Today Shelter, together with Ipsos MORI and supported by British Gas, has released its new Living Home Standard research. Led by our colleagues in England to mark their 50th anniversary, this innovative project aims to identify a new standard for what makes an acceptable home to people, based on what people across Britain have identified that they actually want from their home.

This work has been informed by Shelter and Shelter Scotland’s recent Great Home Debate survey that ran across the country with support from British Gas and has been further underpinned by detailed research undertaken by Ipsos MORI.

The Living Home Standard paints a unique picture of what people tell us that they need and want from their homes in Britain today. It is, to our knowledge, the first definition of what home means that has been defined by the public, for the public. As such, it is a powerful bit of work that highlights that however housing quality standards may be counted and measured across the country, from their own perspective, many people across Britain remain dissatisfied with the standard of their home.

The Living Home Standard is measured through five criteria based on what mattered most to the public as identified in the Great Home Debate and research work. These five criterion are: affordability, decent conditions, stability, space and neighbourhood. Within each dimension some attributes were defined by the public as being essential, others, important, but tradeable. A home must meet all of the essential attributes and a third to one half of the tradable attributes in each dimension to meet the new Living Home Standard.

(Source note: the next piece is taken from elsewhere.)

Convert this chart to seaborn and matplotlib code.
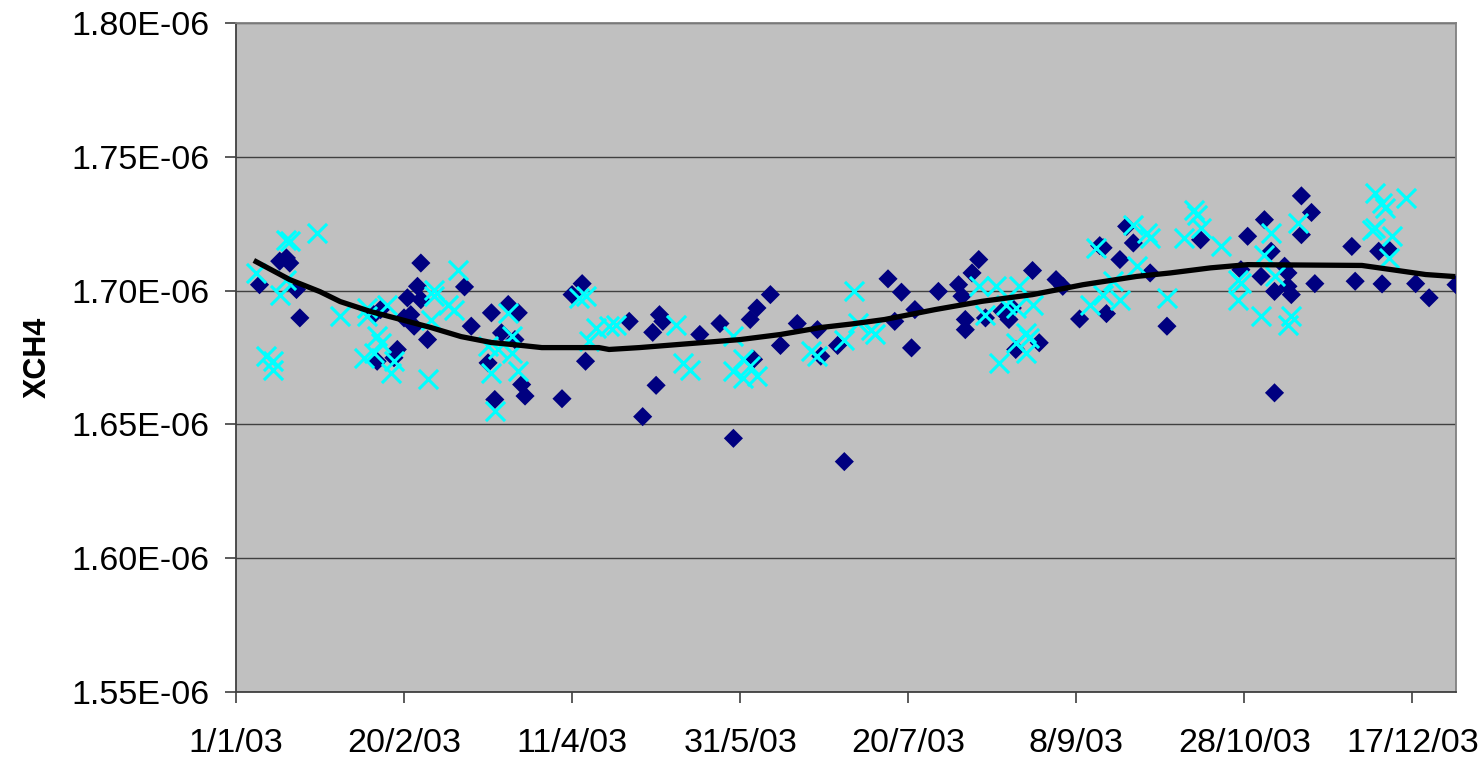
import numpy as np
import pandas as pd
import matplotlib
matplotlib.use("Agg")
import matplotlib.pyplot as plt
import seaborn as sns
from matplotlib.ticker import FuncFormatter

# ── Data (day offset from 1/1/03, XCH4 in units of 1e-6) ──
start = pd.Timestamp("2003-01-01")

diamond_days = [7, 13, 15, 16, 18, 19, 55, 54, 51, 55, 50, 52, 53, 57, 41, 43, 42, 48, 47,
                68, 70, 76, 81, 84, 79, 83, 75, 85, 86, 77,
                97, 103, 100, 104, 117, 126, 127, 124, 125, 121, 138, 144, 148, 153, 155,
                159, 154, 162, 167, 173, 174, 179, 181,
                194, 198, 202, 196, 201, 209, 215, 216, 217, 217, 219, 221, 223, 228, 230,
                231, 232, 239, 237, 244, 246, 251, 259, 263, 257, 258, 267, 265, 272, 277,
                287, 301, 306, 308, 299, 305, 312, 313, 309, 313, 314, 317, 320, 317, 309,
                321, 332, 333, 340, 343, 341, 351, 355, 363]
diamond_vals = [1.7022, 1.7110, 1.7122, 1.7103, 1.7004, 1.6898, 1.7103, 1.7016, 1.6973, 1.6966,
                1.6898, 1.6910, 1.6867, 1.6817, 1.6910, 1.6929, 1.6736, 1.6780, 1.6749,
                1.7014, 1.6867, 1.6917, 1.6948, 1.6917, 1.6842, 1.6817, 1.6730, 1.6649, 1.6606, 1.6593,
                1.6596, 1.7026, 1.6985, 1.6736, 1.6885, 1.6910, 1.6885, 1.6844, 1.6646, 1.6529,
                1.6836, 1.6877, 1.6448, 1.6892, 1.6935, 1.6985, 1.6743, 1.6795, 1.6877, 1.6854,
                1.6755, 1.6795, 1.6361,
                1.7044, 1.6994, 1.6929, 1.6885, 1.6786, 1.6997, 1.7022, 1.6979, 1.6892, 1.6854,
                1.7066, 1.7116, 1.6898, 1.6923, 1.6892, 1.6935, 1.6780, 1.6805, 1.7075, 1.7041,
                1.7016, 1.6894, 1.6914, 1.7116, 1.7168, 1.7160, 1.7178, 1.7240, 1.7066, 1.6867,
                1.7190, 1.7203, 1.7265, 1.7147, 1.7078, 1.7053, 1.7091, 1.7066, 1.6997, 1.7016,
                1.6985, 1.7354, 1.7292, 1.7209, 1.6618, 1.7026, 1.7165, 1.7035, 1.7147, 1.7153,
                1.7025, 1.7026, 1.6973, 1.7022]

cross_days = [6, 15, 16, 24, 13, 15, 9, 11, 11, 31, 39, 39, 45, 42, 43, 38, 41, 47, 46,
              59, 59, 58, 63, 65, 66, 57, 75, 78, 76, 81, 82, 82, 84, 77,
              102, 104, 105, 107, 111, 113, 131, 133, 135, 148, 148, 151, 151, 153, 155,
              171, 173, 181, 184,
              185, 189, 190, 221, 226, 233, 223, 229, 232, 237, 235, 236, 232, 235, 227,
              254, 258, 261, 263, 256, 268, 267, 271, 272, 277,
              285, 286, 282, 287, 293, 298, 299, 298, 305, 308, 306, 309, 314, 313, 316,
              339, 341, 342, 348, 338, 339, 344, 343]
cross_vals = [1.7066, 1.7190, 1.7184, 1.7215, 1.6985, 1.7041, 1.6755, 1.6736, 1.6705, 1.6904,
              1.6935, 1.6904, 1.6948, 1.6829, 1.6805, 1.6749, 1.6768, 1.6736, 1.6693,
              1.7004, 1.6979, 1.6892, 1.6948, 1.6929, 1.7078, 1.6668, 1.6792, 1.6780, 1.6693,
              1.6917, 1.6829, 1.6768, 1.6699, 1.6550,
              1.6973, 1.6979, 1.6811, 1.6861, 1.6867, 1.6873, 1.6873, 1.6730, 1.6705, 1.6829,
              1.6699, 1.6743, 1.6674, 1.6718, 1.6680, 1.6774, 1.6755, 1.6817, 1.6997,
              1.6879, 1.6854, 1.6836, 1.7016, 1.7016, 1.7016, 1.6910, 1.6948, 1.6935, 1.6948,
              1.6842, 1.6823, 1.6805, 1.6768, 1.6730, 1.6948, 1.6985, 1.7035, 1.6966, 1.7159,
              1.7091, 1.7246, 1.7215, 1.7197, 1.6973,
              1.7302, 1.7284, 1.7197, 1.7234, 1.7165, 1.7041, 1.7029, 1.6966, 1.6904, 1.7215,
              1.7134, 1.7056, 1.6904, 1.6873, 1.7253, 1.7365, 1.7327, 1.7309, 1.7346, 1.7228,
              1.7235, 1.7203, 1.7122]

trend_days = [6, 16, 25, 31, 40, 49, 58, 67, 76, 85, 91, 99, 108, 111, 120, 132, 150, 162,
              174, 183, 193, 208, 222, 237, 252, 268, 278, 290, 301, 335, 344, 354, 362]
trend_vals = [1.7108, 1.7041, 1.6996, 1.6959, 1.6922, 1.6892, 1.6862, 1.6828, 1.6806, 1.6795,
              1.6787, 1.6787, 1.6787, 1.6780, 1.6787, 1.6799, 1.6817, 1.6836, 1.6862, 1.6875,
              1.6892, 1.6929, 1.6960, 1.6985, 1.7022, 1.7053, 1.7066, 1.7085, 1.7097, 1.7094,
              1.7078, 1.7060, 1.7053]

tick_days = [0, 50, 100, 150, 200, 250, 300, 350]
y_ticks = [1.55, 1.60, 1.65, 1.70, 1.75, 1.80]


def to_frame(days, vals):
    return pd.DataFrame({
        "date": [start + pd.Timedelta(days=d) for d in days],
        "xch4": [v * 1e-6 for v in vals],
    })


df_diamond = to_frame(diamond_days, diamond_vals)
df_cross = to_frame(cross_days, cross_vals)
df_trend = to_frame(trend_days, trend_vals)

# ── Figure ──
fig = plt.figure(figsize=(14.81, 7.58), dpi=100)
ax = fig.add_axes([236 / 1481, 1 - 692 / 758, 1220 / 1481, 669 / 758])
ax.set_facecolor("#C0C0C0")
font = "Liberation Sans"

sns.scatterplot(data=df_diamond, x="date", y="xch4", marker="D", s=95,
                color="#000080", edgecolor="none", ax=ax, zorder=3)
sns.scatterplot(data=df_cross, x="date", y="xch4", marker="x", s=190,
                color="#00FFFF", linewidth=2.2, ax=ax, zorder=4)
sns.lineplot(data=df_trend, x="date", y="xch4", color="black", linewidth=3.8,
             ax=ax, zorder=5)

ax.set_xlim(start, start + pd.Timedelta(days=363))
ax.set_ylim(1.55e-6, 1.80e-6)

ax.set_yticks([v * 1e-6 for v in y_ticks])
ax.yaxis.set_major_formatter(FuncFormatter(lambda v, p: f"{v:.2E}"))
xt = [start + pd.Timedelta(days=d) for d in tick_days]
ax.set_xticks(xt)
ax.set_xticklabels([f"{d.day}/{d.month}/{d.strftime('%y')}" for d in xt])

ax.grid(axis="y", color="#404040", linewidth=1.0)
ax.grid(axis="x", visible=False)
ax.set_axisbelow(True)

for side in ["left", "bottom"]:
    ax.spines[side].set_color("#404040")
    ax.spines[side].set_linewidth(1.3)
for side in ["top", "right"]:
    ax.spines[side].set_color("#808080")
    ax.spines[side].set_linewidth(1.3)

ax.tick_params(axis="both", length=8, width=1.2, color="#404040",
               labelsize=24.5, labelcolor="black")
ax.tick_params(axis="y", pad=11)
ax.tick_params(axis="x", pad=18)
for lbl in ax.get_xticklabels() + ax.get_yticklabels():
    lbl.set_fontfamily(font)

ax.set_xlabel("")
ax.set_ylabel("XCH4", fontsize=22, fontweight="bold", fontfamily=font)
ax.yaxis.set_label_coords(-0.15, 0.5)

fig.savefig("out.png", dpi=100)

At a Britain wide level, the research reveals that most homes that fall below the new Living Home Standard do so due to the impact of high housing costs, with over one in four people (27%) in Britain living in homes which fail on affordability. Additionally, the Top 5 reasons homes fail the Living Home Standard across Britain were identified as being:

  1. Worries that the rent/mortgage may rise and become difficult to pay (affordability)
  2. Can’t meet rent/mortgage without regularly cutting back on essentials like food/heating (affordability)
  3. Home is not free from mould or damp problems (conditions)
  4. Not enough control over how long can stay in the home (stability)
  5. Home is not free from pest problems (conditions)

Looking at Scotland specifically, while the survey sample used is legitimate in terms of a Britain wide representative sample, to look at the Scottish sample in isolation, particularly given the distinct and devolved housing policy landscape in Scotland, delivers a limited ability to draw any strong conclusions or recommendations.

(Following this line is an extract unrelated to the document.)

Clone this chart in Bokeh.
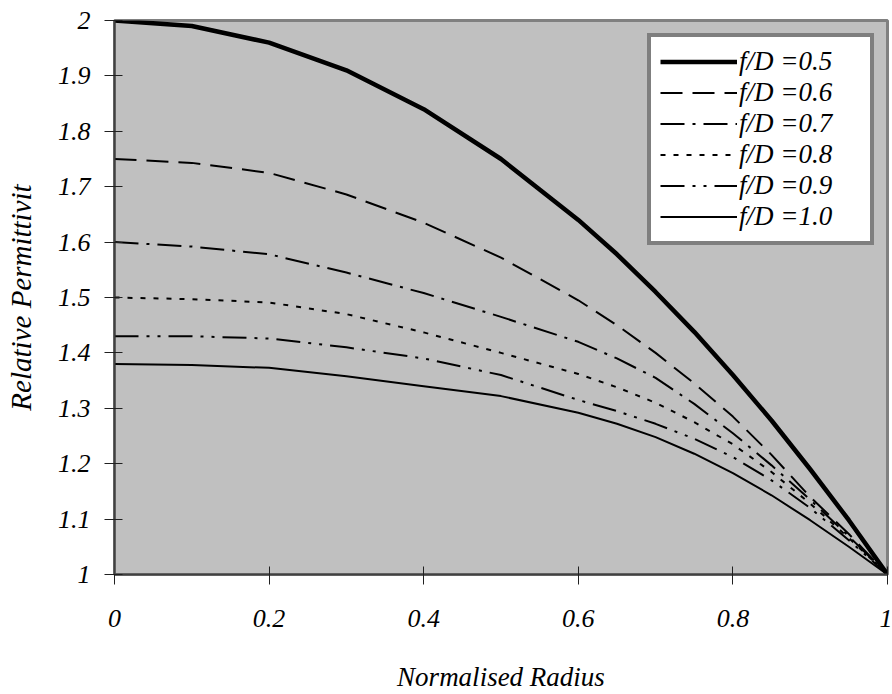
from bokeh.plotting import figure
from bokeh.models import Range1d, FixedTicker, Legend, LegendItem
from bokeh.embed import file_html
from bokeh.resources import INLINE

# Normalised radius samples
radius = [0.0, 0.1, 0.2, 0.3, 0.4, 0.5, 0.6, 0.65, 0.7, 0.75, 0.8, 0.85, 0.9, 0.95, 1.0]

# Relative permittivity profiles for each focal ratio
eps_fd05 = [2.000, 1.990, 1.960, 1.910, 1.840, 1.750, 1.640, 1.578, 1.510, 1.438, 1.360, 1.278, 1.190, 1.098, 1.000]
eps_fd06 = [1.750, 1.743, 1.725, 1.686, 1.635, 1.572, 1.495, 1.450, 1.400, 1.345, 1.285, 1.216, 1.140, 1.073, 1.000]
eps_fd07 = [1.600, 1.592, 1.578, 1.545, 1.508, 1.465, 1.420, 1.390, 1.355, 1.308, 1.255, 1.197, 1.135, 1.069, 1.000]
eps_fd08 = [1.500, 1.497, 1.491, 1.470, 1.437, 1.400, 1.362, 1.338, 1.310, 1.275, 1.235, 1.185, 1.128, 1.066, 1.000]
eps_fd09 = [1.430, 1.430, 1.426, 1.410, 1.390, 1.360, 1.315, 1.295, 1.272, 1.245, 1.212, 1.170, 1.120, 1.062, 1.000]
eps_fd10 = [1.380, 1.378, 1.373, 1.358, 1.340, 1.322, 1.292, 1.272, 1.248, 1.218, 1.183, 1.143, 1.098, 1.050, 1.000]

series_labels = ["f/D =0.5", "f/D =0.6", "f/D =0.7", "f/D =0.8", "f/D =0.9", "f/D =1.0"]

x_ticks = [0, 0.2, 0.4, 0.6, 0.8, 1]
x_tick_labels = ["0", "0.2", "0.4", "0.6", "0.8", "1"]
y_ticks = [1, 1.1, 1.2, 1.3, 1.4, 1.5, 1.6, 1.7, 1.8, 1.9, 2]
y_tick_labels = ["1", "1.1", "1.2", "1.3", "1.4", "1.5", "1.6", "1.7", "1.8", "1.9", "2"]

FONT = "Liberation Serif"

p = figure(width=892, height=694,
           x_range=Range1d(0, 1), y_range=Range1d(1, 2),
           output_backend="svg", toolbar_location=None,
           min_border_left=114, min_border_right=5,
           min_border_top=20, min_border_bottom=120)

p.background_fill_color = "#c0c0c0"
p.border_fill_color = "white"
p.outline_line_color = "#808080"
p.outline_line_width = 3
p.xgrid.visible = False
p.ygrid.visible = False

# Axes
for ax in (p.xaxis[0], p.yaxis[0]):
    ax.axis_line_color = "#404040"
    ax.axis_line_width = 2
    ax.major_tick_line_color = "#202020"
    ax.major_tick_line_width = 1
    ax.major_tick_in = 8
    ax.major_tick_out = 10
    ax.minor_tick_line_color = None
    ax.major_label_text_font = FONT
    ax.major_label_text_font_style = "italic"
    ax.major_label_text_font_size = "26px"
    ax.major_label_text_color = "black"
    ax.axis_label_text_font = FONT
    ax.axis_label_text_font_style = "italic"
    ax.axis_label_text_color = "black"

p.xaxis.ticker = FixedTicker(ticks=x_ticks)
p.xaxis.major_label_overrides = {t: s for t, s in zip(x_ticks, x_tick_labels)}
p.xaxis.major_label_standoff = 25
p.xaxis.axis_label = "Normalised Radius"
p.xaxis.axis_label_text_font_size = "27px"
p.xaxis.axis_label_standoff = 32

p.yaxis.ticker = FixedTicker(ticks=y_ticks)
p.yaxis.major_label_overrides = {t: s for t, s in zip(y_ticks, y_tick_labels)}
p.yaxis.major_label_standoff = 14
p.yaxis.axis_label = "Relative Permittivit"
p.yaxis.axis_label_text_font_size = "29px"
p.yaxis.axis_label_standoff = 18

# Curves
styles = [
    (eps_fd05, 4.5, "solid"),
    (eps_fd06, 2, "22 10"),
    (eps_fd07, 2, "24 8 3 8"),
    (eps_fd08, 2, "5 8"),
    (eps_fd09, 2, "24 8 3 8 3 8"),
    (eps_fd10, 2, "solid"),
]

items = []
for (ys, lw, dash), lab in zip(styles, series_labels):
    r = p.line(radius, ys, line_color="black", line_width=lw, line_dash=dash,
               line_join="round")
    items.append(LegendItem(label=lab, renderers=[r]))

legend = Legend(items=items, location="top_right")
legend.margin = 13
legend.padding = 9
legend.spacing = 0
legend.label_height = 29
legend.glyph_height = 29
legend.glyph_width = 77
legend.label_width = 122
legend.label_standoff = 2
legend.label_text_font = FONT
legend.label_text_font_style = "italic"
legend.label_text_font_size = "27px"
legend.label_text_color = "black"
legend.background_fill_color = "white"
legend.background_fill_alpha = 1
legend.border_line_color = "black"
legend.border_line_width = 4
p.add_layout(legend)

open("out.html", "w").write(file_html(p, INLINE))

It is important to note that some of the main policy recommendations that this new standard helps to inform at a Britain-wide level are already issues that Shelter Scotland has worked constructively and successfully with government, partners and stakeholders to make, inform or secure real progress on here in Scotland in recent years, including: PRS tenancy reform; a commitment to deliver more affordable and socially rented homes; a commitment to the introduction of a new Warm Homes Bill in the coming months and the ongoing development of a new cross tenure Common Quality Standard for all homes in Scotland.

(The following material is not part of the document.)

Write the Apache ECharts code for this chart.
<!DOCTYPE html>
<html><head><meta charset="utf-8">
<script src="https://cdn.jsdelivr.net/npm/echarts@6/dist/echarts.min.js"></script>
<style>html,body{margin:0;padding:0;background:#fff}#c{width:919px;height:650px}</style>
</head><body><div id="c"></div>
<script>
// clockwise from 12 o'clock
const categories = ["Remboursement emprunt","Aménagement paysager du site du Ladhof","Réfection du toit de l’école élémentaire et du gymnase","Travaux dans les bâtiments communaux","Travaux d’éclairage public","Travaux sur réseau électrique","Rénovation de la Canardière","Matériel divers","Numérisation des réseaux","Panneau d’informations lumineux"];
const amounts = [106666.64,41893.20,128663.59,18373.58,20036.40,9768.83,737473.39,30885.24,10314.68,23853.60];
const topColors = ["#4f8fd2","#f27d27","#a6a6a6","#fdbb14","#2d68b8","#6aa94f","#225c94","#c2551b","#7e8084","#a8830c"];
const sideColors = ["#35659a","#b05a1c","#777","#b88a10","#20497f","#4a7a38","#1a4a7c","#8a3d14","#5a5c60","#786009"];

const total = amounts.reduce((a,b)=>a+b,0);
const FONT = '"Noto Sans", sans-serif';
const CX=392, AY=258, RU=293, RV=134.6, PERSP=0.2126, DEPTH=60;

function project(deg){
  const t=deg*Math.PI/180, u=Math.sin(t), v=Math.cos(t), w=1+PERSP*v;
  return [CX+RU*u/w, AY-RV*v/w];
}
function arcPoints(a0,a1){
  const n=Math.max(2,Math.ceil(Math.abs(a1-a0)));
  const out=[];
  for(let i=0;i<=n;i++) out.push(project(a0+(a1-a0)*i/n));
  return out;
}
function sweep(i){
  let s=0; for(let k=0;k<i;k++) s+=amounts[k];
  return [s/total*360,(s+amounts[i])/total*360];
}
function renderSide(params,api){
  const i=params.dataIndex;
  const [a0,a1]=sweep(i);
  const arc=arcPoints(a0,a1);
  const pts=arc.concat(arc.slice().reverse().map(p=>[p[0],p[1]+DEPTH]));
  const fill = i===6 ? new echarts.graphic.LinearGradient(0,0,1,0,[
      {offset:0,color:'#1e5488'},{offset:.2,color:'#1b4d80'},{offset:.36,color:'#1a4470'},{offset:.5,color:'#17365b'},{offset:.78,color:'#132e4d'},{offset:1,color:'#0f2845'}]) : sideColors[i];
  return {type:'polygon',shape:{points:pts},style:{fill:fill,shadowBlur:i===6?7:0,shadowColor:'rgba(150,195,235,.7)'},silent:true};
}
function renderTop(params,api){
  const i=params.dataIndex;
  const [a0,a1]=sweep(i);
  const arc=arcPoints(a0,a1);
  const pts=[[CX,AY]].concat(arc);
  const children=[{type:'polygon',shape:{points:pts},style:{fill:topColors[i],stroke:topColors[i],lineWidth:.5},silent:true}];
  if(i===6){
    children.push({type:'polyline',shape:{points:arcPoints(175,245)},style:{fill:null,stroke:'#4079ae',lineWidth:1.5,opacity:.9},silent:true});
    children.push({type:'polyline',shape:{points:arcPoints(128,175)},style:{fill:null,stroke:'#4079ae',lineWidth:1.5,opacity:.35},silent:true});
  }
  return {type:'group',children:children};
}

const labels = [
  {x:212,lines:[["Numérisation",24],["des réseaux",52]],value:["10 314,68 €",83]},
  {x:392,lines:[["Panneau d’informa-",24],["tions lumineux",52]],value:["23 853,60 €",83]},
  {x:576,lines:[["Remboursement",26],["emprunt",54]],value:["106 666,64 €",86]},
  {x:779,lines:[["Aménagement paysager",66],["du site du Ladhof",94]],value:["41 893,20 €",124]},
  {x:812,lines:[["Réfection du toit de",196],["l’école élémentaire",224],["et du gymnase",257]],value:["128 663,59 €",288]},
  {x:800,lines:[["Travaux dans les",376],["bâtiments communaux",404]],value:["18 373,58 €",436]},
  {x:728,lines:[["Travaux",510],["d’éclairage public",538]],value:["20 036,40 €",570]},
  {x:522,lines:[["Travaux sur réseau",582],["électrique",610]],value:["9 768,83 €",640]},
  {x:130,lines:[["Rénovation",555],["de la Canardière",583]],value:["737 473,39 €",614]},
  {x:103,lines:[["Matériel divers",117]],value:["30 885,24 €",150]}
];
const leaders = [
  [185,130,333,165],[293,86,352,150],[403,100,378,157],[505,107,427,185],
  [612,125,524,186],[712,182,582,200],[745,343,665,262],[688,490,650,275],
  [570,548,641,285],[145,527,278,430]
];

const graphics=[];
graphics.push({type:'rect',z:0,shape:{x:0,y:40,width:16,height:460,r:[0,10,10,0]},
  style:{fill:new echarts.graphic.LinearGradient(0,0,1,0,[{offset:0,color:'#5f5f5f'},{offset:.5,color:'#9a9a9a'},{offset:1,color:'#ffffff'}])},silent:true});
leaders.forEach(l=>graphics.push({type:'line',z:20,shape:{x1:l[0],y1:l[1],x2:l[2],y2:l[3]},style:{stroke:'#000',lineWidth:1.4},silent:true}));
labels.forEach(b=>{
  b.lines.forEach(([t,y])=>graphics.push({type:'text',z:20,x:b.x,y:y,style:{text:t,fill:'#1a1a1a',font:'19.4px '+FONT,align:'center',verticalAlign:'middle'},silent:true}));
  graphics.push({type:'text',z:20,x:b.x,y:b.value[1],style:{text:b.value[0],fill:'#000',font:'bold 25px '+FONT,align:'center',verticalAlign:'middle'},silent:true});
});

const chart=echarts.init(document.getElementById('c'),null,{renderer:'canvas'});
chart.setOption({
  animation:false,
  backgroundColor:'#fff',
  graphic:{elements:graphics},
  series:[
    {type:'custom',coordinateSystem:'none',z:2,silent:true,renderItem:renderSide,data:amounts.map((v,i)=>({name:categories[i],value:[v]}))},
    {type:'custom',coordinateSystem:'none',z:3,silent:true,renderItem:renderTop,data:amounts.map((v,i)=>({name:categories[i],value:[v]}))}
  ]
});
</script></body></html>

However, what this new research does provide for the first time is an initial sense on what people themselves want out of a home in 21st century Britain. This is of particular value and importance given the recent work from the Commission on Housing and Wellbeing in Scotland that identified the central importance of a home to the collective wellbeing of the nation and to people living prosperous and fulfilling lives.

Understanding more about what matters to people and informs their sense of satisfaction about the place that they call home is an essential element of ensuring that there is a safe, secure and affordable home for everyone in Scotland.